IBM relegated to the Niche Player quadrant
After spending two years in the Visionary quadrant, Gartner moved IBM into the Niche Player quadrant this year. For the original 800lb gorilla to be referred to as a Niche Player shows the marketplace's volatility. It should be noted that the Gartner perspective is only on the IBM SoftLayer offering, an acquisition IBM made in 2014 to help jump start their cloud business and data center platform presence. Even with this shift, I would not count IBM out of the cloud wars just yet. IBM has battled many other disruptive competitors - a fact I am well aware of being a former employee of Digital Equipment Corporation (DEC). DEC rose in the 1960s, disrupting the mainframe computing industry with a game-changing concept, the mini-computer. DEC eventually rose to being the No. 2 computer manufacturer in the world (behind IBM). DEC is now a fond memory as it was since acquired by Compaq (a PC manufacturer) who was later acquired by Hewlett-Packard. IBM putting you in their sights is not to be taken lightly, and they are taking the cloud very seriously.
Google only vendor left in the Visionary quadrant
Two years ago there were several vendors in the Visionary quadrant. IBM (as mentioned above), CSC and Verizon to name a few. The only vendor left standing in that quadrant now is Google. Google's play is to let your businesses "run like Google" by exposing their internal technology services to customers. Google has pioneered scaling infrastructure, container usage and Big Data. According to Gartner, Google is "leveraging its expertise and experience with Big Data in its own consumer business in order to build product strength in technologies such as analytics and machine learning." While they are not the automatic "go to" vendor when thinking about public cloud, they do provide capabilities that can significantly add value to the business.
Others have gone by the wayside
Meanwhile other vendors have disappeared from the quadrant completely. Some small niche players, but several of the 800lb gorillas have left the room as well. Hewlett Packard abruptly left the public cloud space back in October. Verizon's attempt to enter the marketplace two years ago with its acquisition of Terremark is seen by many as a disaster. About a decade ago, I read The Rule of Three: Surviving and Thriving in Competitive Markets. The authors, Jagdish Sheth and Rajendra Sisodia, discuss how mature markets and industries tend to evolve into two major segments:
- Generalists who service the largest portion of the customer base
- Specialists who provide niche capabilities for customers at both the high and low end of the markets
The cloud IaaS marketplace definitely seems to migrating in that direction in many ways.

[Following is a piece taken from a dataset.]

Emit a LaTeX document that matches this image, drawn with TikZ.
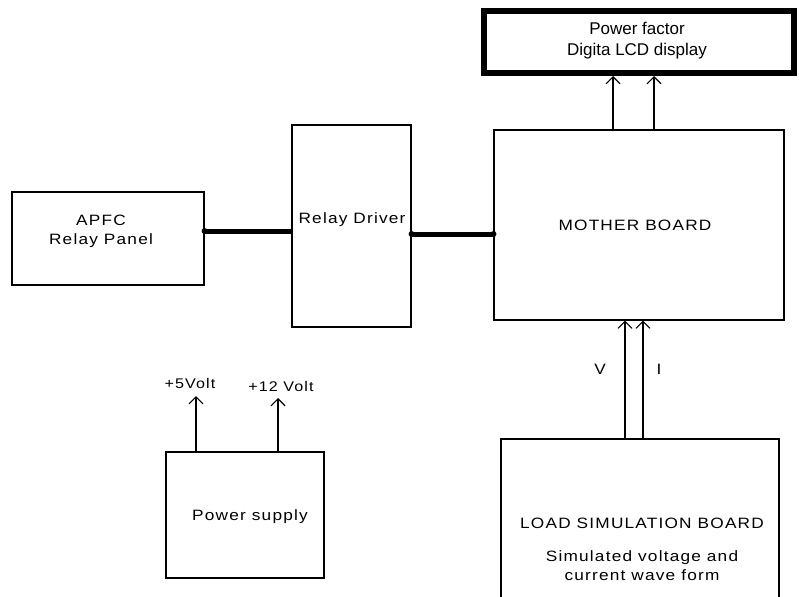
\documentclass[tikz,border=0pt]{standalone}
\usepackage{fontspec}
\newfontfamily\lbl{Liberation Sans}[FakeStretch=1.15,LetterSpace=8]
\newfontfamily\lcdf{Liberation Sans}
\usetikzlibrary{arrows.meta}
\begin{document}
\begin{tikzpicture}[x=1pt,y=-1pt,
  blk/.style={draw, line width=1.1pt, inner sep=0pt, minimum width=#1},
  txt/.style={font=\lbl\fontsize{15}{19}\selectfont, align=center, inner sep=0pt},
  arr/.style={line width=1.1pt, -{Straight Barb[length=7pt,width=14pt,line width=1.1pt]}},
  bus/.style={line width=5pt},
  dotc/.style={fill, circle, inner sep=0pt, minimum size=6pt}]
\useasboundingbox (0,0) rectangle (799,596);
\clip (0,0) rectangle (799,596);
% boxes
\node[blk=192pt, minimum height=93pt] (apfc) at (108,238.5) {};
\node[blk=119pt, minimum height=202pt] (drv) at (351.5,226) {};
\node[blk=290pt, minimum height=190pt] (mb) at (639,225) {};
\node[draw, line width=6pt, inner sep=0pt, minimum width=310pt, minimum height=62pt] (lcd) at (639,42) {};
\node[blk=278pt, minimum height=180pt] (load) at (640,529) {};
\node[blk=158pt, minimum height=126pt] (psu) at (245,515) {};
% texts
\node[txt] (tapfc) at (101,231.5) {APFC\\[0pt]Relay Panel};
\node[txt] (tdrv) at (352,220) {Relay Driver};
\node[txt] (tmb) at (635,225) {MOTHER BOARD};
\node[txt] (tpsu) at (250,517) {Power supply};
\node[txt] (tload) at (642,523) {LOAD SIMULATION BOARD};
\node[txt] (tload2) at (642,565.5) {Simulated voltage and\\current wave form};
\node[font=\lcdf\fontsize{17}{21}\selectfont, align=center, inner sep=0pt] (tlcd) at (637,41) {Power factor\\Digita LCD display};
% buses
\draw[bus] (apfc.east |- 0,231) coordinate (b1) -- (drv.west |- 0,231);
\node[dotc] (d1) at (b1) {};
\draw[bus] (drv.east |- 0,234) coordinate (b2) -- (mb.west |- 0,234) coordinate (b3);
\node[dotc] (d2) at (b2) {};
\node[dotc] (d3) at (b3) {};
% MB to LCD
\draw[arr] (mb.north -| 613,0) -- (lcd.south -| 613,0);
\draw[arr] (mb.north -| 654,0) -- (lcd.south -| 654,0);
% load to MB
\draw[arr] (load.north -| 625,0) -- (mb.south -| 625,0);
\draw[arr] (load.north -| 643,0) -- (mb.south -| 643,0);
\node[txt] (lv) at (600,369) {V};
\node[txt] (li) at (659,369) {I};
% power supply
\coordinate (p5) at (196,396);
\coordinate (p12) at (278,398);
\draw[arr] (psu.north -| p5) -- (p5);
\draw[arr] (psu.north -| p12) -- (p12);
\node[txt, font=\lbl\fontsize{14}{17}\selectfont] (l5) at (190,383) {+5Volt};
\node[txt, font=\lbl\fontsize{14}{17}\selectfont] (l12) at (281,386) {+12 Volt};
\end{tikzpicture}
\end{document}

We do live in interesting times
There is a common phrase often attributed as a Chinese proverb (or curse): "May you live in interesting times."

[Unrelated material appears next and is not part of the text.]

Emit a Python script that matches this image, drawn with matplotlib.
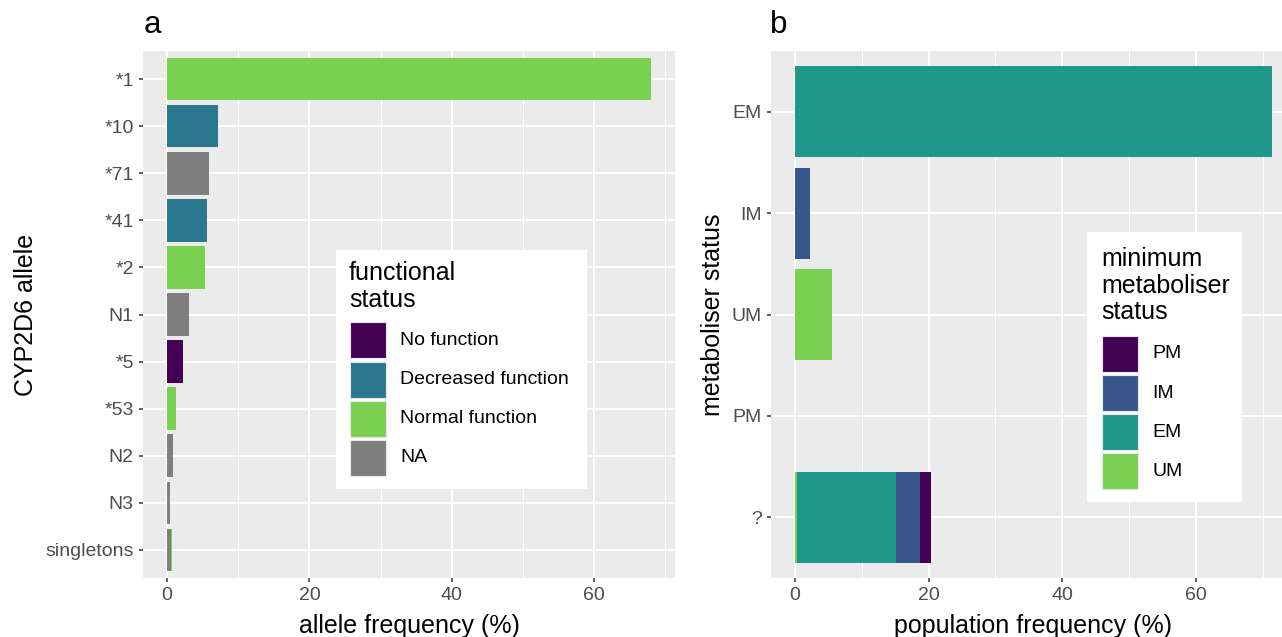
import matplotlib
matplotlib.use("Agg")
import matplotlib.pyplot as plt
from matplotlib.patches import Rectangle
import numpy as np

# ---------------- data ----------------
alleles = ["*1", "*10", "*71", "*41", "*2", "N1", "*5", "*53", "N2", "N3", "singletons"]
# allele frequency (%) by functional status (stacked)
freq_na = [0, 0, 5.87, 0, 0, 3.0, 0, 0, 0.84, 0.42, 0.56]
freq_normal = [68.0, 0, 0, 0, 5.3, 0, 0, 1.22, 0, 0, 0.16]
freq_decreased = [0, 7.2, 0, 5.55, 0, 0, 0, 0, 0, 0, 0]
freq_nofunc = [0, 0, 0, 0, 0, 0, 2.17, 0, 0, 0, 0]
func_labels = ["No function", "Decreased function", "Normal function", "NA"]

met_status = ["EM", "IM", "UM", "PM", "?"]
# population frequency (%) by minimum metaboliser status (stacked)
pop_um = [0, 0, 5.5, 0, 0.3]
pop_em = [71.4, 0, 0, 0, 14.8]
pop_im = [0, 2.2, 0, 0, 3.6]
pop_pm = [0, 0, 0, 0, 1.7]
min_labels = ["PM", "IM", "EM", "UM"]

# ---------------- style ----------------
W, H = 1282, 637
DPI = 100
cmap = plt.get_cmap("viridis")
col_func = {"No function": cmap(0.0), "Decreased function": cmap(0.4),
            "Normal function": cmap(0.8), "NA": "#7F7F7F"}
col_min = {"PM": cmap(0.0), "IM": cmap(0.2667), "EM": cmap(0.5333), "UM": cmap(0.8)}

plt.rcParams["font.family"] = ["Liberation Sans", "DejaVu Sans"]
TICK_FS = 14
TITLE_FS = 18
PANEL_FS = 22.5

fig = plt.figure(figsize=(W / DPI, H / DPI), dpi=DPI)


def fx(x):
    return x / W


def fy(y):
    return 1 - y / H


def style_axes(ax, xmajor, xminor):
    ax.set_facecolor("#EBEBEB")
    for s in ax.spines.values():
        s.set_visible(False)
    ax.set_xticks(xmajor)
    ax.set_xticks(xminor, minor=True)
    ax.grid(True, which="major", color="white", lw=1.5)
    ax.grid(True, which="minor", axis="x", color="white", lw=0.75)
    ax.set_axisbelow(True)
    ax.tick_params(which="major", length=3.2, width=1.1, color="#333333",
                   labelsize=TICK_FS, labelcolor="#4D4D4D", pad=3.5)
    ax.tick_params(which="minor", length=0)


# ---------------- panel a ----------------
axa = fig.add_axes([fx(143), fy(578), fx(675 - 143), (578 - 51) / H])
ya = np.arange(len(alleles))
left = np.zeros(len(alleles))
for vals, lab in [(freq_na, "NA"), (freq_normal, "Normal function"),
                  (freq_decreased, "Decreased function"), (freq_nofunc, "No function")]:
    v = np.array(vals)
    axa.barh(ya, v, left=left, height=0.9, color=col_func[lab], lw=0,
             antialiased=True)
    left += v
axa.set_yticks(ya)
axa.set_yticklabels(alleles)
axa.set_ylim(len(alleles) - 1 + 0.6, -0.6)
axa.set_xlim(-3.4, 71.4)
style_axes(axa, [0, 20, 40, 60], [10, 30, 50, 70])
axa.set_xlabel("allele frequency (%)", fontsize=TITLE_FS, labelpad=7)
axa.set_ylabel("CYP2D6 allele", fontsize=TITLE_FS, labelpad=5)
fig.text(fx(144), fy(33), "a", fontsize=PANEL_FS, ha="left", va="baseline")

# ---------------- panel b ----------------
axb = fig.add_axes([fx(771), fy(578), fx(1296 - 771), (578 - 51) / H])
yb = np.arange(len(met_status))
left = np.zeros(len(met_status))
for vals, lab in [(pop_um, "UM"), (pop_em, "EM"), (pop_im, "IM"), (pop_pm, "PM")]:
    v = np.array(vals)
    axb.barh(yb, v, left=left, height=0.9, color=col_min[lab], lw=0)
    left += v
axb.set_yticks(yb)
axb.set_yticklabels(met_status)
axb.set_ylim(len(met_status) - 1 + 0.6, -0.6)
axb.set_xlim(-3.57, 74.97)
style_axes(axb, [0, 20, 40, 60], [10, 30, 50, 70])
axb.set_xlabel("population frequency (%)", fontsize=TITLE_FS, labelpad=7)
axb.set_ylabel("metaboliser status", fontsize=TITLE_FS, labelpad=5)
fig.text(fx(770), fy(33), "b", fontsize=PANEL_FS, ha="left", va="baseline")


# ---------------- legends (drawn in pixel layout) ----------------
def draw_legend(box, title_lines, title_baselines, title_x, labels, colors,
                key_x, key_tops, key_size, label_x):
    x0, y0, x1, y1 = box
    fig.add_artist(Rectangle((fx(x0), fy(y1)), fx(x1 - x0), (y1 - y0) / H,
                             transform=fig.transFigure, facecolor="white",
                             edgecolor="none", zorder=5))
    for line, b in zip(title_lines, title_baselines):
        fig.text(fx(title_x), fy(b), line, fontsize=TITLE_FS, ha="left",
                 va="baseline", zorder=6)
    for lab, c, t in zip(labels, colors, key_tops):
        fig.add_artist(Rectangle((fx(key_x), fy(t + key_size)), fx(key_size),
                                 key_size / H, transform=fig.transFigure,
                                 facecolor=c, edgecolor="#E8E8E8", lw=0.8,
                                 zorder=6))
        fig.text(fx(label_x), fy(t + key_size / 2), lab, fontsize=TICK_FS,
                 ha="left", va="center", zorder=6)


draw_legend((336, 250, 587, 489), ["functional", "status"], [280, 307], 349,
            func_labels, [col_func[l] for l in func_labels], 349.5,
            [322, 361.5, 400.8, 440], 36, 400)

draw_legend((1087, 232, 1242, 502), ["minimum", "metaboliser", "status"],
            [266, 292.7, 319.3], 1101, min_labels,
            [col_min[l] for l in min_labels], 1101.5,
            [335.5, 375, 414.2, 453.3], 36, 1152)

fig.savefig("out.png", dpi=DPI)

For those following the cloud technology space, we are definitely living in interesting times. While there has been some shake out and a level of stabilization in the cloud marketplace, we should still take nothing for granted. In the rapidly changing technology environments we work in today, new disruptions could appear that re-shuffle the deck and change players' positions. A key thought for us as technologists is to remember that the technology is not the destination, it's the vehicle to get to the true destination: providing business value. This holds true for cloud. There is no one size fits all. As technologists, it is our responsibility to look at all variables to determine the right vehicle (and vendor) for our clients. One thing is for sure, this journey will not be boring!